** start of Data for the task **

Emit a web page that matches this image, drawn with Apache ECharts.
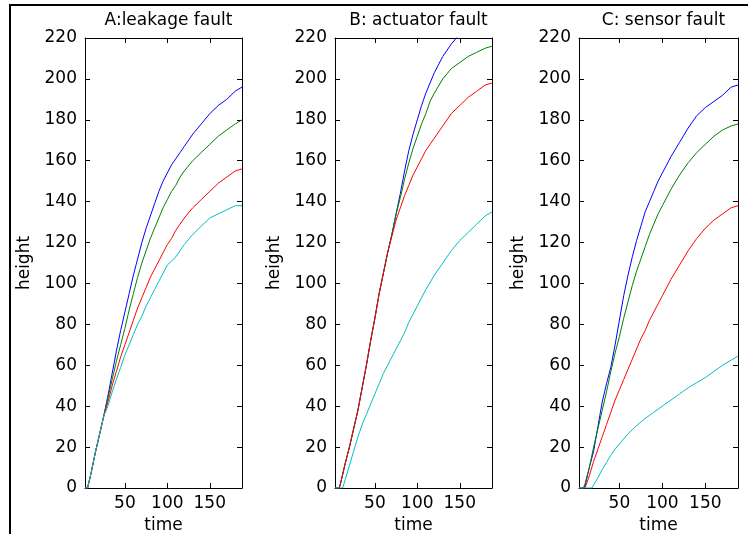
<!DOCTYPE html>
<html>
<head>
<meta charset="utf-8">
<script src="https://cdn.jsdelivr.net/npm/echarts@6/dist/echarts.min.js"></script>
<style>
html,body{margin:0;padding:0;background:#fff;}
#chart{width:748px;height:534px;}
</style>
</head>
<body>
<div id="chart"></div>
<script>
// ---- data ----
var panelTitles = ['A:leakage fault', 'B: actuator fault', 'C: sensor fault'];
var xTickValues = [50, 100, 150];
var seriesColors = ['#0000ff', '#008000', '#ff0000', '#00bfbf'];

// Panel A
var timeA = [3,6,10,15,20,25,30,35,40,45,50,55,60,65,70,75,80,85,90,95,100,105,110,115,120,130,140,150,160,170,180,188];
var blueA  = [0,0,7,17,26,35,45,56,67,77,86,95,104,112,120,127,133,139,145,150,154,158,161,164,167,173,178,183,187,190,194,196];
var greenA = [0,0,7,17,26,35,44,53,62,70,78,87,95,103,110,116,122,127,132,137,141,145,148,152,155,160,164,168,172,175,178,180];
var redA   = [0,0,7,17,26,35,42,50,57,64,70,76,82,88,93,98,103,107,111,115,119,122,126,129,132,137,141,145,149,152,155,156];
var cyanA  = [0,0,7,17,26,35,40,47,53,59,65,70,75,80,84,89,93,97,101,105,109,111,113,116,119,124,128,132,134,136,138,138];

// Panel B
var timeB = [3,8,10,15,20,25,30,35,40,45,50,55,60,65,70,75,80,85,90,95,100,105,110,115,120,130,140,150,160,170,180,188];
var blueB  = [0,0,3,12,20,29,38,49,60,72,83,95,105,115,124,134,144,155,165,173,180,187,193,198,203,211,217,222,226,229,232,234];
var greenB = [0,0,3,12,20,29,38,49,60,72,83,95,105,115,124,134,142,151,159,166,172,178,183,189,193,200,205,208,211,213,215,216];
var redB   = [0,0,3,12,20,29,38,49,60,72,83,95,105,115,123,131,137,143,148,153,157,161,165,168,171,177,183,187,191,194,197,198];
var timeCyanB = [3,12,15,20,25,30,35,40,45,50,55,60,65,70,75,80,85,90,95,100,110,120,130,140,150,160,170,180,188];
var cyanB  = [0,0,4,11,18,25,31,36,41,46,51,56,60,64,68,72,76,81,85,89,97,104,110,116,121,125,129,133,135];

// Panel C
var timeC = [3,8,10,15,20,25,30,35,40,45,50,55,60,65,70,75,80,85,90,95,100,110,120,130,140,150,160,170,180,188];
var blueC  = [0,0,1,10,18,30,42,51,59,70,82,94,104,113,121,128,135,140,145,150,154,162,169,176,182,186,189,192,196,197];
var greenC = [0,0,2,10,20,29,38,47,57,66,74,83,91,99,106,112,118,124,129,134,138,146,153,159,164,168,172,175,177,178];
var timeRedC = [3,10,15,20,25,30,35,40,45,50,55,60,65,70,75,80,85,90,95,100,110,120,130,140,150,160,170,180,188];
var redC   = [0,0,6,13,19,25,31,37,43,48,53,58,63,68,73,77,82,86,90,94,102,109,116,122,127,131,134,137,138];
var timeCyanC = [3,18,20,25,30,35,40,45,50,55,60,65,70,75,80,85,90,95,100,110,120,130,140,150,160,170,180,188];
var cyanC  = [0,0,1.5,5,9,12.5,16,19,21.5,24,26.5,28.5,30.5,32.3,34,35.5,37,38.5,40,43,46,49,51.5,54,57,60,62.5,64.5];

var panels = [
  { lines: [[timeA, blueA], [timeA, greenA], [timeA, redA], [timeA, cyanA]] },
  { lines: [[timeB, blueB], [timeB, greenB], [timeB, redB], [timeCyanB, cyanB]] },
  { lines: [[timeC, blueC], [timeC, greenC], [timeRedC, redC], [timeCyanC, cyanC]] }
];

// ---- layout ----
var FONT = 'DejaVu Sans';
var gridBoxes = [
  { left: 85, width: 157 },
  { left: 335, width: 157 },
  { left: 579, width: 159 }
];
var TOP = 38, BOTTOM = 46;

var chart = echarts.init(document.getElementById('chart'), null, { renderer: 'canvas' });

var grid = [], xAxis = [], yAxis = [], series = [], title = [];
gridBoxes.forEach(function (g, i) {
  grid.push({ left: g.left, width: g.width, top: TOP, bottom: BOTTOM, containLabel: false, outerBoundsMode: 'none' });
  title.push({
    text: panelTitles[i],
    left: g.left + g.width / 2,
    top: 7,
    textAlign: 'center',
    textStyle: { fontFamily: FONT, fontSize: 17, fontWeight: 'normal', color: '#000' }
  });
  var axLine = { show: true, onZero: false, lineStyle: { color: '#000', width: 1 } };
  xAxis.push({
    type: 'value', gridIndex: i, min: 3, max: 188, position: 'bottom',
    name: 'time', nameLocation: 'middle', nameGap: 29,
    nameTextStyle: { fontFamily: FONT, fontSize: 17, color: '#000' },
    axisLine: axLine,
    axisTick: { show: true, inside: true, length: 5, customValues: xTickValues, lineStyle: { color: '#000' } },
    axisLabel: { show: true, customValues: xTickValues, fontFamily: FONT, fontSize: 17, color: '#000', margin: 7 },
    splitLine: { show: false }
  });
  xAxis.push({
    type: 'value', gridIndex: i, min: 3, max: 188, position: 'top',
    axisLine: axLine,
    axisTick: { show: true, inside: true, length: 5, customValues: xTickValues, lineStyle: { color: '#000' } },
    axisLabel: { show: false },
    splitLine: { show: false }
  });
  yAxis.push({
    type: 'value', gridIndex: i, min: 0, max: 220, interval: 20, position: 'left',
    name: 'height', nameLocation: 'middle', nameGap: 52, nameRotate: 90,
    nameTextStyle: { fontFamily: FONT, fontSize: 17, color: '#000' },
    axisLine: axLine,
    axisTick: { show: true, inside: true, length: 5, lineStyle: { color: '#000' } },
    axisLabel: { show: true, fontFamily: FONT, fontSize: 17, color: '#000', margin: 8 },
    splitLine: { show: false }
  });
  yAxis.push({
    type: 'value', gridIndex: i, min: 0, max: 220, interval: 20, position: 'right',
    axisLine: axLine,
    axisTick: { show: true, inside: true, length: 5, lineStyle: { color: '#000' } },
    axisLabel: { show: false },
    splitLine: { show: false }
  });
  panels[i].lines.forEach(function (ln, k) {
    var t = ln[0], v = ln[1];
    series.push({
      type: 'line',
      xAxisIndex: 2 * i, yAxisIndex: 2 * i,
      data: t.map(function (tt, j) { return [tt, v[j]]; }),
      showSymbol: false, symbol: 'none',
      clip: true, silent: true,
      lineStyle: { color: seriesColors[k], width: 1 },
      itemStyle: { color: seriesColors[k] }
    });
  });
});

chart.setOption({
  backgroundColor: '#fff',
  animation: false,
  title: title,
  grid: grid,
  xAxis: xAxis,
  yAxis: yAxis,
  series: series,
  graphic: [{
    type: 'rect',
    shape: { x: 10, y: 5, width: 760, height: 560 },
    style: { fill: 'none', stroke: '#000', lineWidth: 2 },
    silent: true
  }]
});
</script>
</body>
</html>
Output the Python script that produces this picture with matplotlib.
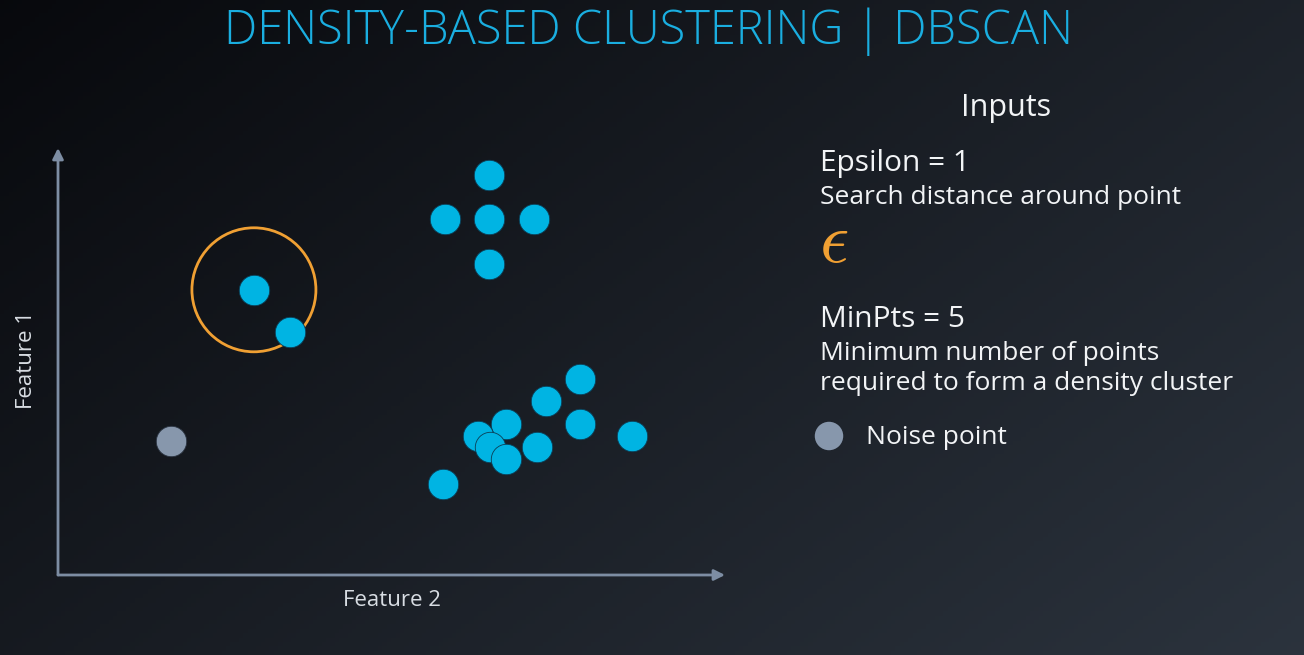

** end of Data for the task **

Written task:
Transcribe the records above exactly, omitting every picture they contain.

The result:
Emit a web page that matches this image, drawn with Apache ECharts.
<!DOCTYPE html>
<html>
<head>
<meta charset="utf-8">
<script src="https://cdn.jsdelivr.net/npm/echarts@6/dist/echarts.min.js"></script>
<style>
html,body{margin:0;padding:0;background:#fff;}
#chart{width:748px;height:534px;}
</style>
</head>
<body>
<div id="chart"></div>
<script>
// ---- data ----
var panelTitles = ['A:leakage fault', 'B: actuator fault', 'C: sensor fault'];
var xTickValues = [50, 100, 150];
var seriesColors = ['#0000ff', '#008000', '#ff0000', '#00bfbf'];

// Panel A
var timeA = [3,6,10,15,20,25,30,35,40,45,50,55,60,65,70,75,80,85,90,95,100,105,110,115,120,130,140,150,160,170,180,188];
var blueA  = [0,0,7,17,26,35,45,56,67,77,86,95,104,112,120,127,133,139,145,150,154,158,161,164,167,173,178,183,187,190,194,196];
var greenA = [0,0,7,17,26,35,44,53,62,70,78,87,95,103,110,116,122,127,132,137,141,145,148,152,155,160,164,168,172,175,178,180];
var redA   = [0,0,7,17,26,35,42,50,57,64,70,76,82,88,93,98,103,107,111,115,119,122,126,129,132,137,141,145,149,152,155,156];
var cyanA  = [0,0,7,17,26,35,40,47,53,59,65,70,75,80,84,89,93,97,101,105,109,111,113,116,119,124,128,132,134,136,138,138];

// Panel B
var timeB = [3,8,10,15,20,25,30,35,40,45,50,55,60,65,70,75,80,85,90,95,100,105,110,115,120,130,140,150,160,170,180,188];
var blueB  = [0,0,3,12,20,29,38,49,60,72,83,95,105,115,124,134,144,155,165,173,180,187,193,198,203,211,217,222,226,229,232,234];
var greenB = [0,0,3,12,20,29,38,49,60,72,83,95,105,115,124,134,142,151,159,166,172,178,183,189,193,200,205,208,211,213,215,216];
var redB   = [0,0,3,12,20,29,38,49,60,72,83,95,105,115,123,131,137,143,148,153,157,161,165,168,171,177,183,187,191,194,197,198];
var timeCyanB = [3,12,15,20,25,30,35,40,45,50,55,60,65,70,75,80,85,90,95,100,110,120,130,140,150,160,170,180,188];
var cyanB  = [0,0,4,11,18,25,31,36,41,46,51,56,60,64,68,72,76,81,85,89,97,104,110,116,121,125,129,133,135];

// Panel C
var timeC = [3,8,10,15,20,25,30,35,40,45,50,55,60,65,70,75,80,85,90,95,100,110,120,130,140,150,160,170,180,188];
var blueC  = [0,0,1,10,18,30,42,51,59,70,82,94,104,113,121,128,135,140,145,150,154,162,169,176,182,186,189,192,196,197];
var greenC = [0,0,2,10,20,29,38,47,57,66,74,83,91,99,106,112,118,124,129,134,138,146,153,159,164,168,172,175,177,178];
var timeRedC = [3,10,15,20,25,30,35,40,45,50,55,60,65,70,75,80,85,90,95,100,110,120,130,140,150,160,170,180,188];
var redC   = [0,0,6,13,19,25,31,37,43,48,53,58,63,68,73,77,82,86,90,94,102,109,116,122,127,131,134,137,138];
var timeCyanC = [3,18,20,25,30,35,40,45,50,55,60,65,70,75,80,85,90,95,100,110,120,130,140,150,160,170,180,188];
var cyanC  = [0,0,1.5,5,9,12.5,16,19,21.5,24,26.5,28.5,30.5,32.3,34,35.5,37,38.5,40,43,46,49,51.5,54,57,60,62.5,64.5];

var panels = [
  { lines: [[timeA, blueA], [timeA, greenA], [timeA, redA], [timeA, cyanA]] },
  { lines: [[timeB, blueB], [timeB, greenB], [timeB, redB], [timeCyanB, cyanB]] },
  { lines: [[timeC, blueC], [timeC, greenC], [timeRedC, redC], [timeCyanC, cyanC]] }
];

// ---- layout ----
var FONT = 'DejaVu Sans';
var gridBoxes = [
  { left: 85, width: 157 },
  { left: 335, width: 157 },
  { left: 579, width: 159 }
];
var TOP = 38, BOTTOM = 46;

var chart = echarts.init(document.getElementById('chart'), null, { renderer: 'canvas' });

var grid = [], xAxis = [], yAxis = [], series = [], title = [];
gridBoxes.forEach(function (g, i) {
  grid.push({ left: g.left, width: g.width, top: TOP, bottom: BOTTOM, containLabel: false, outerBoundsMode: 'none' });
  title.push({
    text: panelTitles[i],
    left: g.left + g.width / 2,
    top: 7,
    textAlign: 'center',
    textStyle: { fontFamily: FONT, fontSize: 17, fontWeight: 'normal', color: '#000' }
  });
  var axLine = { show: true, onZero: false, lineStyle: { color: '#000', width: 1 } };
  xAxis.push({
    type: 'value', gridIndex: i, min: 3, max: 188, position: 'bottom',
    name: 'time', nameLocation: 'middle', nameGap: 29,
    nameTextStyle: { fontFamily: FONT, fontSize: 17, color: '#000' },
    axisLine: axLine,
    axisTick: { show: true, inside: true, length: 5, customValues: xTickValues, lineStyle: { color: '#000' } },
    axisLabel: { show: true, customValues: xTickValues, fontFamily: FONT, fontSize: 17, color: '#000', margin: 7 },
    splitLine: { show: false }
  });
  xAxis.push({
    type: 'value', gridIndex: i, min: 3, max: 188, position: 'top',
    axisLine: axLine,
    axisTick: { show: true, inside: true, length: 5, customValues: xTickValues, lineStyle: { color: '#000' } },
    axisLabel: { show: false },
    splitLine: { show: false }
  });
  yAxis.push({
    type: 'value', gridIndex: i, min: 0, max: 220, interval: 20, position: 'left',
    name: 'height', nameLocation: 'middle', nameGap: 52, nameRotate: 90,
    nameTextStyle: { fontFamily: FONT, fontSize: 17, color: '#000' },
    axisLine: axLine,
    axisTick: { show: true, inside: true, length: 5, lineStyle: { color: '#000' } },
    axisLabel: { show: true, fontFamily: FONT, fontSize: 17, color: '#000', margin: 8 },
    splitLine: { show: false }
  });
  yAxis.push({
    type: 'value', gridIndex: i, min: 0, max: 220, interval: 20, position: 'right',
    axisLine: axLine,
    axisTick: { show: true, inside: true, length: 5, lineStyle: { color: '#000' } },
    axisLabel: { show: false },
    splitLine: { show: false }
  });
  panels[i].lines.forEach(function (ln, k) {
    var t = ln[0], v = ln[1];
    series.push({
      type: 'line',
      xAxisIndex: 2 * i, yAxisIndex: 2 * i,
      data: t.map(function (tt, j) { return [tt, v[j]]; }),
      showSymbol: false, symbol: 'none',
      clip: true, silent: true,
      lineStyle: { color: seriesColors[k], width: 1 },
      itemStyle: { color: seriesColors[k] }
    });
  });
});

chart.setOption({
  backgroundColor: '#fff',
  animation: false,
  title: title,
  grid: grid,
  xAxis: xAxis,
  yAxis: yAxis,
  series: series,
  graphic: [{
    type: 'rect',
    shape: { x: 10, y: 5, width: 760, height: 560 },
    style: { fill: 'none', stroke: '#000', lineWidth: 2 },
    silent: true
  }]
});
</script>
</body>
</html>
Output the Python script that produces this picture with matplotlib.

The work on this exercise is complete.